A house for restoration may seem a bargain in comparison to a new build, but before you even consider viewing anywhere, sit down with a calculator and start doing your research. A tumbledown farmhouse on a hillside may make a perfect restoration project, but will it be cost-effective? Look out for those hidden costs such as converting its use from a previous farming property to an urban residence. Make sure you check the land boundaries and if anyone has a contract to work it: it won’t help your relationship with the locals if you suddenly tell Nino that, despite a long-standing agreement, his family can no longer grow their artichokes on your land. If you have decided on the locality where you wish to buy, make enquiries at the comune (council) offices about the cost of obtaining work permission and any restrictions. I personally know someone who had to repaint the outside of their house as the colour they had originally chosen was not on the council’s list of acceptable colours. Habitable in Italy has a completely different meaning than the English or American definition; in Italy, habitable can refer to anything with a roof and four walls, it may not mean the building has windows and it certainly won’t indicate that all services are connected. One thing to also point out is, if you view a property that is furnished, make sure you ask what is included in the purchase price. More often than not, when vacating a property, the vendor will, apart from the bathroom’s sanitary ware, remove everything including the light bulbs. If you want the kitchen fittings, then you’ll need to negotiate a price and have the purchase written into your contract to buy.

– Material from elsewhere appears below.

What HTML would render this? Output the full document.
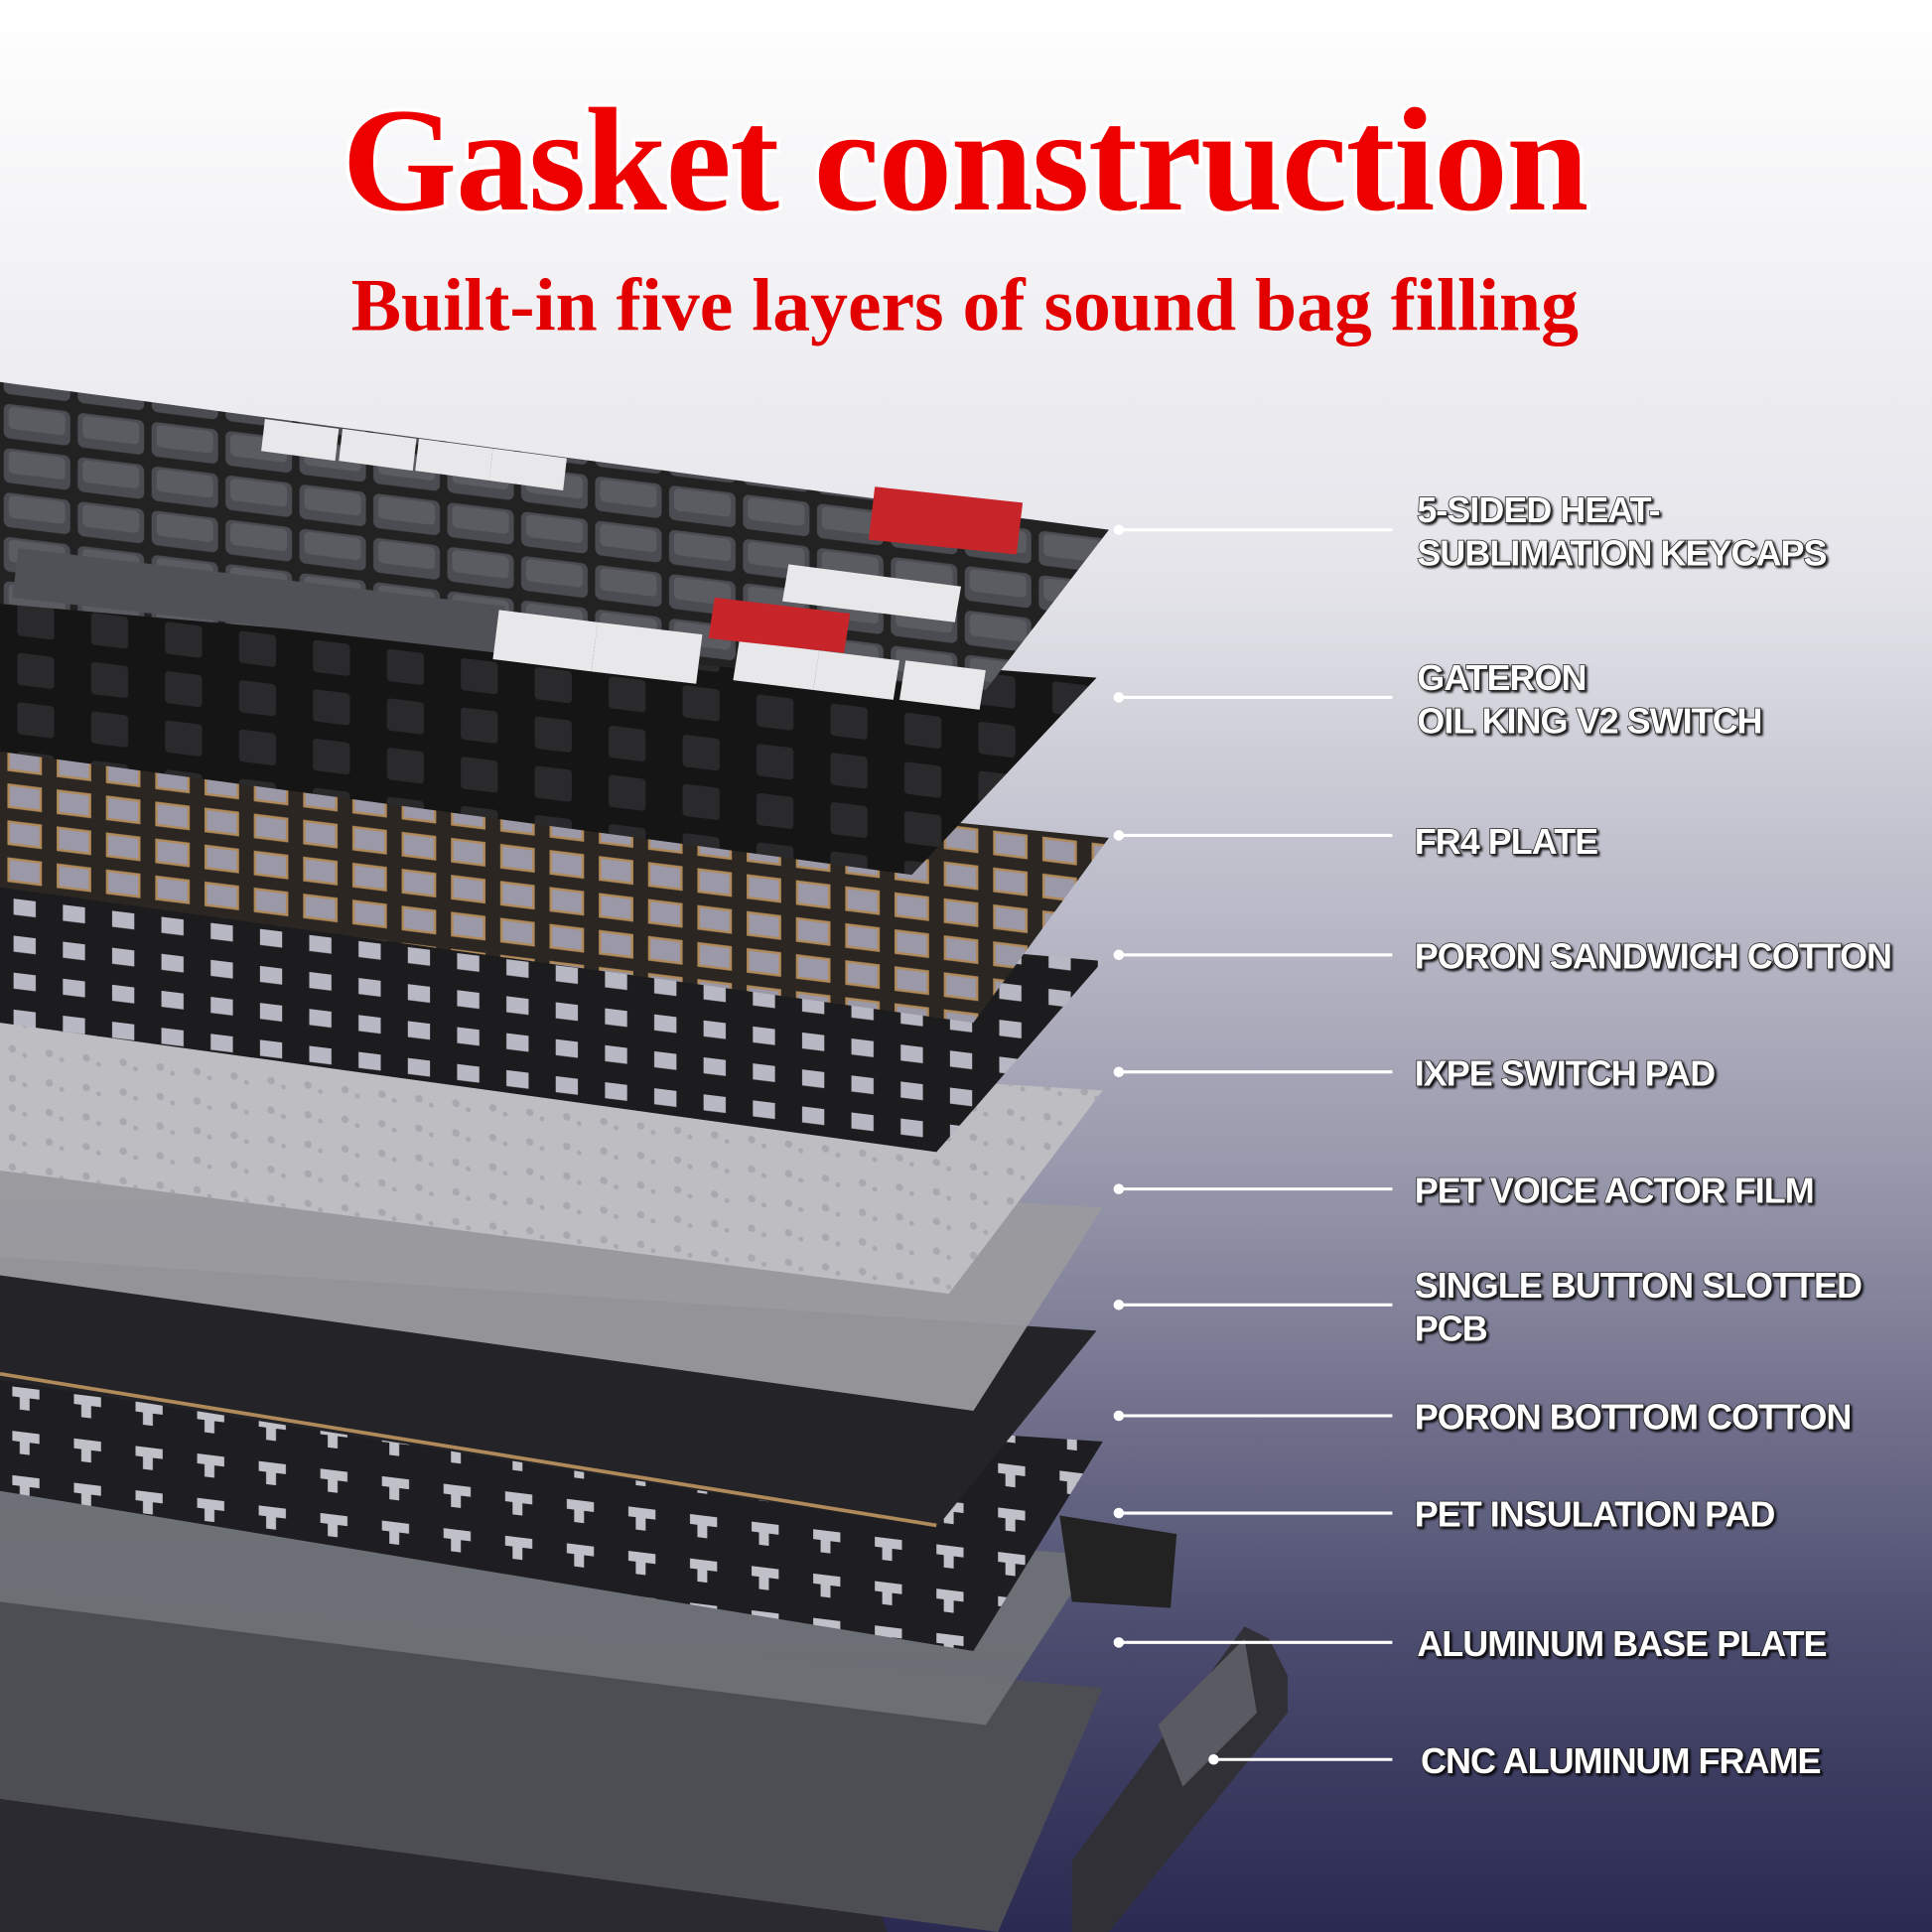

Italian people are mostly hospitable towards foreigners and welcome both the increased financial support they bring to the community and the development of redundant properties. If your grasp of the language is limited, then it might help to consider more populated areas where the possibility of meeting local people with working knowledge of your native language is higher. In more rural locations, if you need the security of your native language, make an important part of your search the need to enquire if there’s an expat community nearby. Maybe consider joining one of the many forums online and use this to determine if the area you have selected has any pockets of expats nearby.


Finally, to be doubly sure you’ve made the right decision regarding location and house type, it’s a good idea to rent for a period of time that is longer than the usual two-week break, and if this isn’t possible, most definitely rent out of season. Renting will give you the opportunity to truly experience the day-to-day life around you, whilst giving you the opportunity to make friends, which in turn may lead you to discover your dream house in Italy. This said whatever and wherever you choose to buy, the important thing is to enjoy the experience.